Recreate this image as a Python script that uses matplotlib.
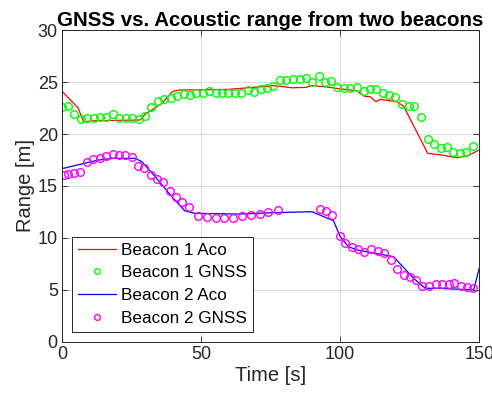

☆ ☆ ☆ ☆ ☆

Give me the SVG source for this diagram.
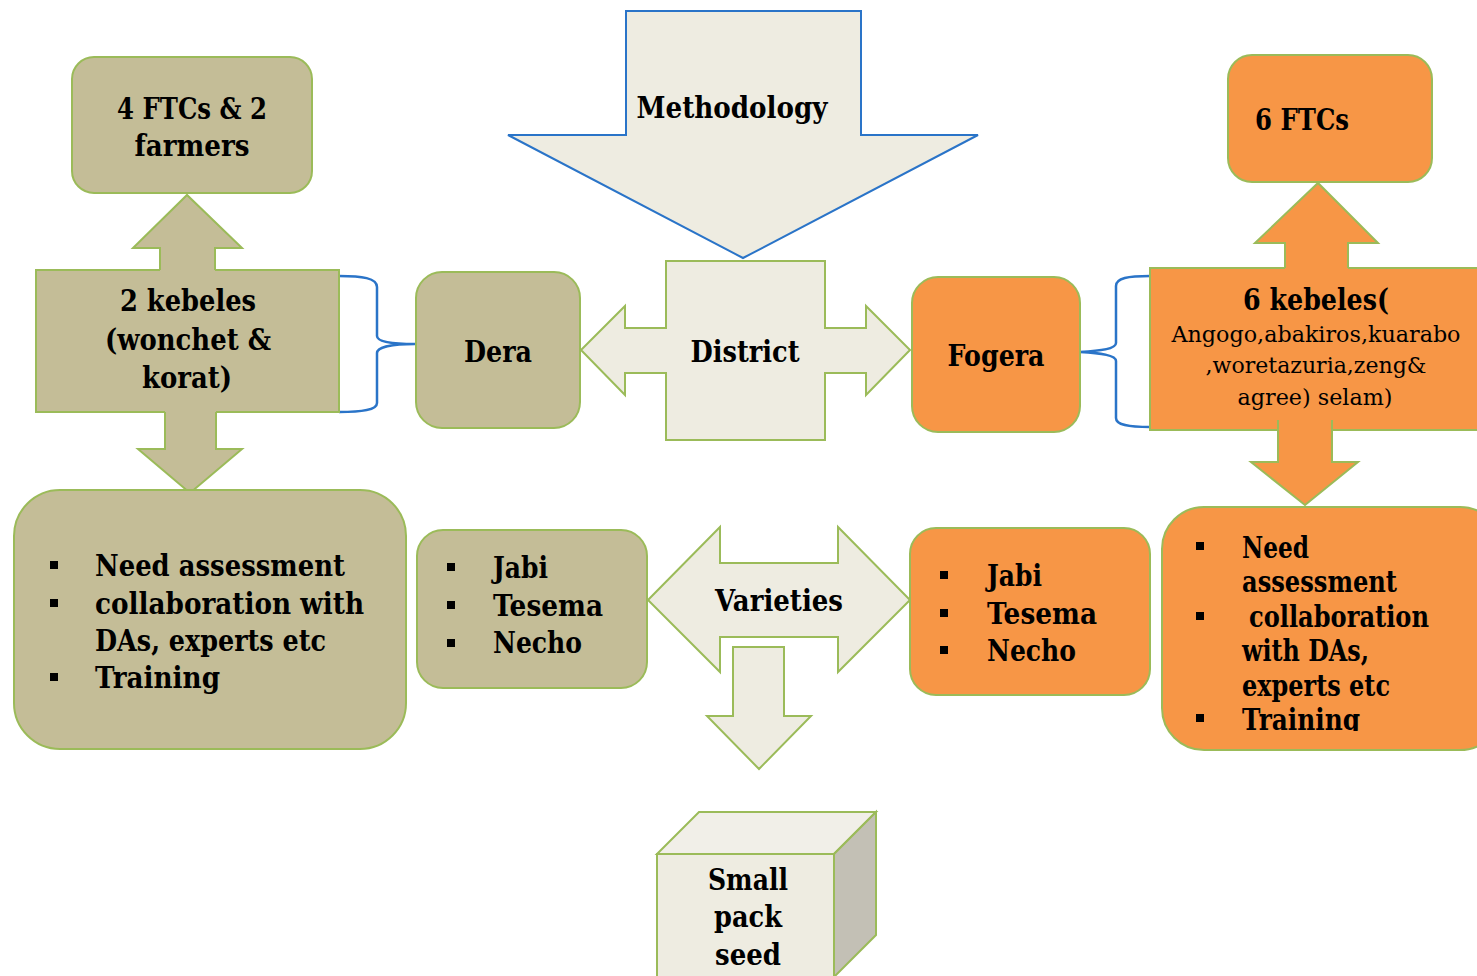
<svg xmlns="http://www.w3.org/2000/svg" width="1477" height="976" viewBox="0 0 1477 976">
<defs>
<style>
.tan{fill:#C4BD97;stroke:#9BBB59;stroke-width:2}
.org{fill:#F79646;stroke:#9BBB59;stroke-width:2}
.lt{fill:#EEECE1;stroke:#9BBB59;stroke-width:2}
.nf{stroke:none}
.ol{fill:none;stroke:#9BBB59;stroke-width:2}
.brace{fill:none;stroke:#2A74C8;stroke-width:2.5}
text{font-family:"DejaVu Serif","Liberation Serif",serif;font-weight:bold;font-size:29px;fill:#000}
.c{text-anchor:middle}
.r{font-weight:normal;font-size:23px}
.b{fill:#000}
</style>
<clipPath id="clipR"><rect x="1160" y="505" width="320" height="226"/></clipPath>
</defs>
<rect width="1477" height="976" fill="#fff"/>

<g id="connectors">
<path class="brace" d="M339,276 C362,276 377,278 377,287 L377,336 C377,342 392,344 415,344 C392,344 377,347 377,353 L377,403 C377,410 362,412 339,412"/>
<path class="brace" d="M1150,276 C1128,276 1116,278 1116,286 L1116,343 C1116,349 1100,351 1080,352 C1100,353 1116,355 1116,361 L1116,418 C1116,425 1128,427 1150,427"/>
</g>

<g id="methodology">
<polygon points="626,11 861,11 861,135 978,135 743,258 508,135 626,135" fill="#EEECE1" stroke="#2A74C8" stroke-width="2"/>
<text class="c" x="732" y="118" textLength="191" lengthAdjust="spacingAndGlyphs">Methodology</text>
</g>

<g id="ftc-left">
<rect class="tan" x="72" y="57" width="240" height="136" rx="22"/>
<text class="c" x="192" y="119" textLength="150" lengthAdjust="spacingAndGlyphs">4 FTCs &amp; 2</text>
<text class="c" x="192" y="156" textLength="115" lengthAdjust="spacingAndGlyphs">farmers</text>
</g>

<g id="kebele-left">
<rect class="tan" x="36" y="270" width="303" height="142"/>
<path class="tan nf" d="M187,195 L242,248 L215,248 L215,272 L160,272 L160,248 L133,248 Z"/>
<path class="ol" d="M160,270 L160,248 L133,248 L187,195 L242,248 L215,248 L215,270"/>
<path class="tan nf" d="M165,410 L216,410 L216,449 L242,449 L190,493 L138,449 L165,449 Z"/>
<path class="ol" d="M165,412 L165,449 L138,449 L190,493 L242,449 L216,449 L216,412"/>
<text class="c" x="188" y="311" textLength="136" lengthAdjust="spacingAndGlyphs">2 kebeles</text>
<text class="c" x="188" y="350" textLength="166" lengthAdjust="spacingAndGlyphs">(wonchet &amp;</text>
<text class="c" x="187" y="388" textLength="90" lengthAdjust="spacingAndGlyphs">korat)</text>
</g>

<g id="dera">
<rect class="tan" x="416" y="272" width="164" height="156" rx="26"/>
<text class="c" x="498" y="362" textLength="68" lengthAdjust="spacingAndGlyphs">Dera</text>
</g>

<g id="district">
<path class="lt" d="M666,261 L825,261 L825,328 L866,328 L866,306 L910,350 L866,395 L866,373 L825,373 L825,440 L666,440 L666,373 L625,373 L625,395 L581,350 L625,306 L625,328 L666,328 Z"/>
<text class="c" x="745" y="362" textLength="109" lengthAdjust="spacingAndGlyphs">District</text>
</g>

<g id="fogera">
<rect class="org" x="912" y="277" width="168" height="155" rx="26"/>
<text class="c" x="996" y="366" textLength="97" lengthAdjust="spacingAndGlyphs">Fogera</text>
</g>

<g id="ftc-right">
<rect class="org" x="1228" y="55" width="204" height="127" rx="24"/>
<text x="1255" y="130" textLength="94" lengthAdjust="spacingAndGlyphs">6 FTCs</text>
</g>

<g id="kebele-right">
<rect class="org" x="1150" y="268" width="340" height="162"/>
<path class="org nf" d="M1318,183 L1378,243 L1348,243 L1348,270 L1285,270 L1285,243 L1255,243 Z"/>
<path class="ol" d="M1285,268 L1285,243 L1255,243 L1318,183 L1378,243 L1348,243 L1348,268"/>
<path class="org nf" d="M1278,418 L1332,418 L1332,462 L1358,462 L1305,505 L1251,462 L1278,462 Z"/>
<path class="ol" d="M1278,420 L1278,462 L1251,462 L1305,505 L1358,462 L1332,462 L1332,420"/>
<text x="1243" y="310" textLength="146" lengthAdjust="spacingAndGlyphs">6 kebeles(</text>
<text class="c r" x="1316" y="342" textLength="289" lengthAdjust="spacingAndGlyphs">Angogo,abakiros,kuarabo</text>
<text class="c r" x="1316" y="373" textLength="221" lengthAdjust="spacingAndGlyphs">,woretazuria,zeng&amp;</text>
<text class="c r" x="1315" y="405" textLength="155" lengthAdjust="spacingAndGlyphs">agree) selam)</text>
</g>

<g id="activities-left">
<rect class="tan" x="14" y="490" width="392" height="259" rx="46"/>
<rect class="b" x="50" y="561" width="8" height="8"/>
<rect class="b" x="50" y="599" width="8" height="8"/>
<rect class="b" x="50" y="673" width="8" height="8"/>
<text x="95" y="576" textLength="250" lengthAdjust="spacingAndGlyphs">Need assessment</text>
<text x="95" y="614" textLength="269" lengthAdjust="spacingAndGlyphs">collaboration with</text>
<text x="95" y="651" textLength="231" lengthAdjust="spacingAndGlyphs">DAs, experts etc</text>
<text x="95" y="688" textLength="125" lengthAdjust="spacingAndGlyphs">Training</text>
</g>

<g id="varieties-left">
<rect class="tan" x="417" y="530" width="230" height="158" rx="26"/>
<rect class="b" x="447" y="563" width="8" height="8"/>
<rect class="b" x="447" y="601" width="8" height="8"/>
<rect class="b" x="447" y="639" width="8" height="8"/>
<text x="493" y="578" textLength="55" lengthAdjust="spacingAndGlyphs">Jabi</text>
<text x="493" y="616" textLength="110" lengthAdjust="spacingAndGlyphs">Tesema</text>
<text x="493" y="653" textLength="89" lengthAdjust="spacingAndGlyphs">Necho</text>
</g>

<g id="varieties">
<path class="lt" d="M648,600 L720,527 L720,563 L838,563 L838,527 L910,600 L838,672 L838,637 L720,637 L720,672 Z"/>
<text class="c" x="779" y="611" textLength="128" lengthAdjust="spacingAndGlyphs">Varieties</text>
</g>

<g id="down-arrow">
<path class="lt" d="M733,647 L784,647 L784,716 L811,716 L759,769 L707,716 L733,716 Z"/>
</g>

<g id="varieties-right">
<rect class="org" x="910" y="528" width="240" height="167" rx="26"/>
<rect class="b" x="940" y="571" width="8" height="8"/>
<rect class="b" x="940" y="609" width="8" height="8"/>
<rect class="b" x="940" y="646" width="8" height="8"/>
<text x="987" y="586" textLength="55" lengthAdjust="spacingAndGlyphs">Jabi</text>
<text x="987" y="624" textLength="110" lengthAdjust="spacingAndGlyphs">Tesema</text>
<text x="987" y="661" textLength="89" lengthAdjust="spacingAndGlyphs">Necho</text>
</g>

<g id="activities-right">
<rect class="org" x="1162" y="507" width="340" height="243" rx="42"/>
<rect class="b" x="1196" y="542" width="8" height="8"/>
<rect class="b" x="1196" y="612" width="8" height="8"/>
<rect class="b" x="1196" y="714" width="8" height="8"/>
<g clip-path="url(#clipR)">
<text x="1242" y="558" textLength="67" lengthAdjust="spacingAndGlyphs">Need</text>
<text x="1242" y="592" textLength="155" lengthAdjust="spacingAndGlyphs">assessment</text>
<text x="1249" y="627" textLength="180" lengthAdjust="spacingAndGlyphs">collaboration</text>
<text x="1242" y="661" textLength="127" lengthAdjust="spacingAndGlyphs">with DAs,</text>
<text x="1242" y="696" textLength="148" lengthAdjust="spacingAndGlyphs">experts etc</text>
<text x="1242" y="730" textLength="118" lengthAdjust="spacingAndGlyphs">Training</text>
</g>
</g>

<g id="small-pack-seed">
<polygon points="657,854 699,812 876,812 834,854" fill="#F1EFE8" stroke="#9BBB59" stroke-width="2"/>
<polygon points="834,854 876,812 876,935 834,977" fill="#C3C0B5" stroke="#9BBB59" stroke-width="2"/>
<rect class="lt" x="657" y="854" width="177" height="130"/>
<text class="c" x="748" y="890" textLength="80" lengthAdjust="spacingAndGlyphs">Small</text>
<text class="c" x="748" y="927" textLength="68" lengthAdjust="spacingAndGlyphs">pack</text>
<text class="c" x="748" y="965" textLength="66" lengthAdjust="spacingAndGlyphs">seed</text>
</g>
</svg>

☆ ☆ ☆ ☆ ☆

Search the entries for "this" and copy out each line that has it.

Recreate this image as a Python script that uses matplotlib.
Give me the SVG source for this diagram.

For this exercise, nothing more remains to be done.